Future contingent propositions (or simply, future contingents) are statements about states of affairs in the future that are contingent: neither necessarily true nor necessarily false.
The problem of future contingents seems to have been first discussed by Aristotle in chapter 9 of his On Interpretation (De Interpretatione), using the famous sea-battle example.[1] Roughly a generation later, Diodorus Cronus from the Megarian school of philosophy stated a version of the problem in his notorious master argument.[2] The problem was later discussed by Leibniz.
The problem can be expressed as follows. Suppose that a sea-battle will not be fought tomorrow. Then it was also true yesterday (and the week before, and last year) that it will not be fought, since any true statement about what will be the case in the future was also true in the past. But all past truths are now necessary truths; therefore it is now necessarily true in the past, prior and up to the original statement "A sea battle will not be fought tomorrow", that the battle will not be fought, and thus the statement that it will be fought is necessarily false. Therefore, it is not possible that the battle will be fought. In general, if something will not be the case, it is not possible for it to be the case. "For a man may predict an event ten thousand years beforehand, and another may predict the reverse; that which was truly predicted at the moment in the past will of necessity take place in the fullness of time" (De Int. 18b35).

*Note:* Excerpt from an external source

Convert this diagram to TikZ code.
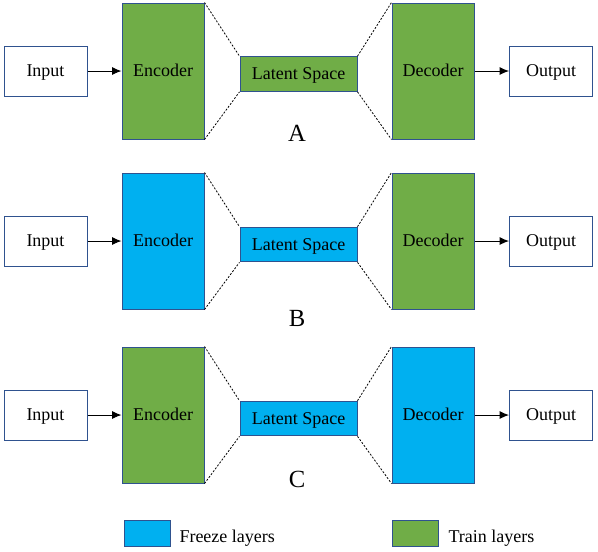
\documentclass[tikz,border=0pt]{standalone}
\usepackage{fontspec}
\setmainfont{Liberation Serif}
\usetikzlibrary{arrows.meta}
\definecolor{trainGreen}{HTML}{70AD47}
\definecolor{freezeBlue}{HTML}{00B0F0}
\definecolor{edgeBlue}{HTML}{2F528F}

\begin{document}
\begin{tikzpicture}[x=0.75pt, y=-0.75pt,
  box/.style={draw=edgeBlue, line width=0.75pt, inner sep=0pt,
    text height=8.8pt, text depth=0pt,
    font=\fontsize{13.5}{16}\selectfont},
  io/.style={box, fill=white, minimum width=62.25pt, minimum height=37.5pt},
  coder/.style={box, minimum width=61.5pt, minimum height=102pt},
  latent/.style={box, minimum width=87.75pt, minimum height=26pt},
  train/.style={fill=trainGreen},
  freeze/.style={fill=freezeBlue},
  flow/.style={-{Latex[length=7pt,width=6pt]}, line width=0.75pt},
  link/.style={dash pattern=on 1.5pt off 1.2pt, line width=0.6pt},
  tag/.style={inner sep=0pt, text height=12.5pt, text depth=0pt,
    font=\fontsize{18.5}{20}\selectfont}]
\useasboundingbox (0,0) rectangle (598,551);
%%% row A %%%

      \node[io] (inA) at (45.5,71) {Input};
      \node[coder, train] (encA) at (163,71) {Encoder};
      \node[latent, train] (latA) at (298.5,74) {Latent Space};
      \node[coder, train] (decA) at (433,71) {Decoder};
      \node[io] (outA) at (551,71) {Output};
      \node[tag] (tagA) at (297,133) {A};
      %%
      \draw[flow] (inA) -- (encA);
      \draw[flow] (decA) -- (outA);
      \draw[link] (encA.north east) -- (latA.north west);
      \draw[link] (encA.south east) -- (latA.south west);
      \draw[link] (latA.north east) -- (decA.north west);
      \draw[link] (latA.south east) -- (decA.south west);

%%% row B %%%

      \node[io] (inB) at (45.5,241) {Input};
      \node[coder, freeze] (encB) at (163,241) {Encoder};
      \node[latent, freeze] (latB) at (298.5,244.5) {Latent Space};
      \node[coder, train] (decB) at (433,241) {Decoder};
      \node[io] (outB) at (551,241) {Output};
      \node[tag] (tagB) at (297,318.5) {B};
      %%
      \draw[flow] (inB) -- (encB);
      \draw[flow] (decB) -- (outB);
      \draw[link] (encB.north east) -- (latB.north west);
      \draw[link] (encB.south east) -- (latB.south west);
      \draw[link] (latB.north east) -- (decB.north west);
      \draw[link] (latB.south east) -- (decB.south west);

%%% row C %%%

      \node[io] (inC) at (45.5,415) {Input};
      \node[coder, train] (encC) at (163,415) {Encoder};
      \node[latent, freeze] (latC) at (298.5,418.5) {Latent Space};
      \node[coder, freeze] (decC) at (433,415) {Decoder};
      \node[io] (outC) at (551,415) {Output};
      \node[tag] (tagC) at (297,479) {C};
      %%
      \draw[flow] (inC) -- (encC);
      \draw[flow] (decC) -- (outC);
      \draw[link] (encC.north east) -- (latC.north west);
      \draw[link] (encC.south east) -- (latC.south west);
      \draw[link] (latC.north east) -- (decC.north west);
      \draw[link] (latC.south east) -- (decC.south west);

%%% legend %%%

      \node[box, freeze, minimum width=34.5pt, minimum height=19.5pt] (keyFreeze) at (147,533.5) {};
      \node[box, draw=none, anchor=west] (txtFreeze) at (179,537) {Freeze layers};
      \node[box, train, minimum width=34.5pt, minimum height=19.5pt] (keyTrain) at (415.5,533.5) {};
      \node[box, draw=none, anchor=west] (txtTrain) at (448,537) {Train layers};

\end{tikzpicture}
\end{document}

This conflicts with the idea of our own free choice: that we have the power to determine or control the course of events in the future, which seems impossible if what happens, or does not happen, is necessarily going to happen, or not happen. As Aristotle says, if so there would be no need "to deliberate or to take trouble, on the supposition that if we should adopt a certain course, a certain result would follow, while, if we did not, the result would not follow".